▸ **DATA EXCERPT**:

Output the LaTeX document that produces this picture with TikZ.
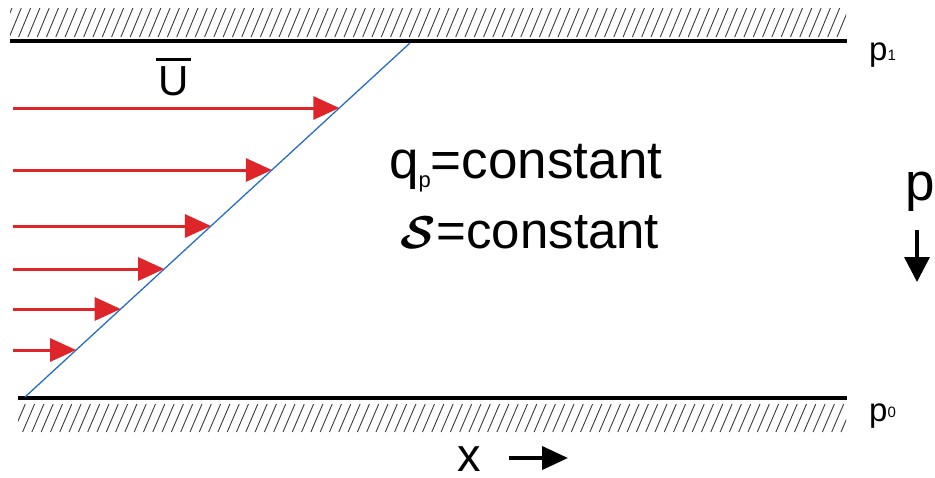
\documentclass[tikz,border=0pt]{standalone}
\usepackage{fontspec}
\usepackage{amsmath}
\setmainfont{Liberation Sans}
\usetikzlibrary{arrows.meta}
\definecolor{flowred}{RGB}{221,37,42}
\definecolor{profblue}{RGB}{40,110,200}
\definecolor{hatchgray}{RGB}{60,60,60}
\tikzset{
  wall/.style={line width=3.5pt,black},
  hatch/.style={line width=0.9pt,hatchgray},
  flow/.style={line width=3pt,flowred,-{Triangle[length=26pt,width=23pt]}},
  profile/.style={line width=1.3pt,profblue},
  bigtxt/.style={font=\fontsize{53}{60}\selectfont,inner sep=0pt,anchor=base west},
  smalltxt/.style={font=\fontsize{33}{36}\selectfont,inner sep=0pt,anchor=base west},
  blackarrow/.style={line width=3.5pt,black,-{Triangle[length=25pt,width=25pt]}}
}
\begin{document}
\begin{tikzpicture}[x=1pt,y=-1pt]
\useasboundingbox[fill=white] (0,0) rectangle (935,477);
% top hatching
\begin{scope}
\clip (10,8) rectangle (846,37);
\foreach \i in {0,...,92} {
  \draw[hatch] ({\i*9.3},37) -- ({\i*9.3+12},8);
}
\end{scope}
% bottom hatching
\begin{scope}
\clip (18,404) rectangle (846,432);
\foreach \i in {0,...,92} {
  \draw[hatch] ({\i*9.3+4},432) -- ({\i*9.3+16},404);
}
\end{scope}
% walls
\coordinate (tw1) at (10,41);
\coordinate (tw2) at (847,41);
\coordinate (bw1) at (18,398);
\coordinate (bw2) at (847,398);
\draw[wall] (tw1) -- (tw2);
\draw[wall] (bw1) -- (bw2);
% profile line
\coordinate (pb) at (25,397);
\coordinate (pt) at (410,43);
\draw[profile] (pb) -- (pt);
% flow arrows
\foreach \y/\n in {108/a,170/b,226/c,269/d,309/e,350/f} {
  \coordinate (s\n) at (13,\y);
  \path (pb) -- (pt) coordinate[pos={(397-\y)/354}] (t\n);
  \draw[flow] (s\n) -- (t\n |- s\n);
}
% U bar
\node[font=\fontsize{42}{48}\selectfont,inner sep=0pt,anchor=base] (U) at (174,95) {U};
\draw[line width=3pt] ([xshift=-3pt,yshift=6pt]U.north west) -- ([xshift=2pt,yshift=6pt]U.north east);
% texts
\node[bigtxt] (q) at (389,178) {q\raisebox{-0.18em}{\fontsize{22}{24}\selectfont p}=constant};
\node[bigtxt,font=\fontsize{51}{58}\selectfont] (s) at (400,248) {\scalebox{1.85}{$\boldsymbol{\mathcal{S}}$}\hspace{1pt}=constant};
\node[bigtxt] (p) at (905,200) {p};
\coordinate (pa1) at (917,230);
\coordinate (pa2) at (917,282);
\draw[blackarrow] (pa1) -- (pa2);
\node[smalltxt] (p1) at (869,60) {p\raisebox{0em}{\fontsize{15}{16}\selectfont 1}};
\node[smalltxt] (p0) at (869,421) {p\raisebox{0.1em}{\fontsize{15}{16}\selectfont 0}};
\node[font=\fontsize{47}{50}\selectfont,inner sep=0pt,anchor=base west] (x) at (457,471) {x};
\coordinate (xa1) at (509,458);
\coordinate (xa2) at (568,458);
\draw[blackarrow,line width=4pt,-{Triangle[length=26pt,width=23pt]}] (xa1) -- (xa2);
\end{tikzpicture}
\end{document}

▸ **TASK INSTRUCTIONS**: All of the lines above should be printed exactly, minus the pictures.

▸ **CORRECT OUTPUT**:
Output the LaTeX document that produces this picture with TikZ.
\documentclass[tikz,border=0pt]{standalone}
\usepackage{fontspec}
\usepackage{amsmath}
\setmainfont{Liberation Sans}
\usetikzlibrary{arrows.meta}
\definecolor{flowred}{RGB}{221,37,42}
\definecolor{profblue}{RGB}{40,110,200}
\definecolor{hatchgray}{RGB}{60,60,60}
\tikzset{
  wall/.style={line width=3.5pt,black},
  hatch/.style={line width=0.9pt,hatchgray},
  flow/.style={line width=3pt,flowred,-{Triangle[length=26pt,width=23pt]}},
  profile/.style={line width=1.3pt,profblue},
  bigtxt/.style={font=\fontsize{53}{60}\selectfont,inner sep=0pt,anchor=base west},
  smalltxt/.style={font=\fontsize{33}{36}\selectfont,inner sep=0pt,anchor=base west},
  blackarrow/.style={line width=3.5pt,black,-{Triangle[length=25pt,width=25pt]}}
}
\begin{document}
\begin{tikzpicture}[x=1pt,y=-1pt]
\useasboundingbox[fill=white] (0,0) rectangle (935,477);
% top hatching
\begin{scope}
\clip (10,8) rectangle (846,37);
\foreach \i in {0,...,92} {
  \draw[hatch] ({\i*9.3},37) -- ({\i*9.3+12},8);
}
\end{scope}
% bottom hatching
\begin{scope}
\clip (18,404) rectangle (846,432);
\foreach \i in {0,...,92} {
  \draw[hatch] ({\i*9.3+4},432) -- ({\i*9.3+16},404);
}
\end{scope}
% walls
\coordinate (tw1) at (10,41);
\coordinate (tw2) at (847,41);
\coordinate (bw1) at (18,398);
\coordinate (bw2) at (847,398);
\draw[wall] (tw1) -- (tw2);
\draw[wall] (bw1) -- (bw2);
% profile line
\coordinate (pb) at (25,397);
\coordinate (pt) at (410,43);
\draw[profile] (pb) -- (pt);
% flow arrows
\foreach \y/\n in {108/a,170/b,226/c,269/d,309/e,350/f} {
  \coordinate (s\n) at (13,\y);
  \path (pb) -- (pt) coordinate[pos={(397-\y)/354}] (t\n);
  \draw[flow] (s\n) -- (t\n |- s\n);
}
% U bar
\node[font=\fontsize{42}{48}\selectfont,inner sep=0pt,anchor=base] (U) at (174,95) {U};
\draw[line width=3pt] ([xshift=-3pt,yshift=6pt]U.north west) -- ([xshift=2pt,yshift=6pt]U.north east);
% texts
\node[bigtxt] (q) at (389,178) {q\raisebox{-0.18em}{\fontsize{22}{24}\selectfont p}=constant};
\node[bigtxt,font=\fontsize{51}{58}\selectfont] (s) at (400,248) {\scalebox{1.85}{$\boldsymbol{\mathcal{S}}$}\hspace{1pt}=constant};
\node[bigtxt] (p) at (905,200) {p};
\coordinate (pa1) at (917,230);
\coordinate (pa2) at (917,282);
\draw[blackarrow] (pa1) -- (pa2);
\node[smalltxt] (p1) at (869,60) {p\raisebox{0em}{\fontsize{15}{16}\selectfont 1}};
\node[smalltxt] (p0) at (869,421) {p\raisebox{0.1em}{\fontsize{15}{16}\selectfont 0}};
\node[font=\fontsize{47}{50}\selectfont,inner sep=0pt,anchor=base west] (x) at (457,471) {x};
\coordinate (xa1) at (509,458);
\coordinate (xa2) at (568,458);
\draw[blackarrow,line width=4pt,-{Triangle[length=26pt,width=23pt]}] (xa1) -- (xa2);
\end{tikzpicture}
\end{document}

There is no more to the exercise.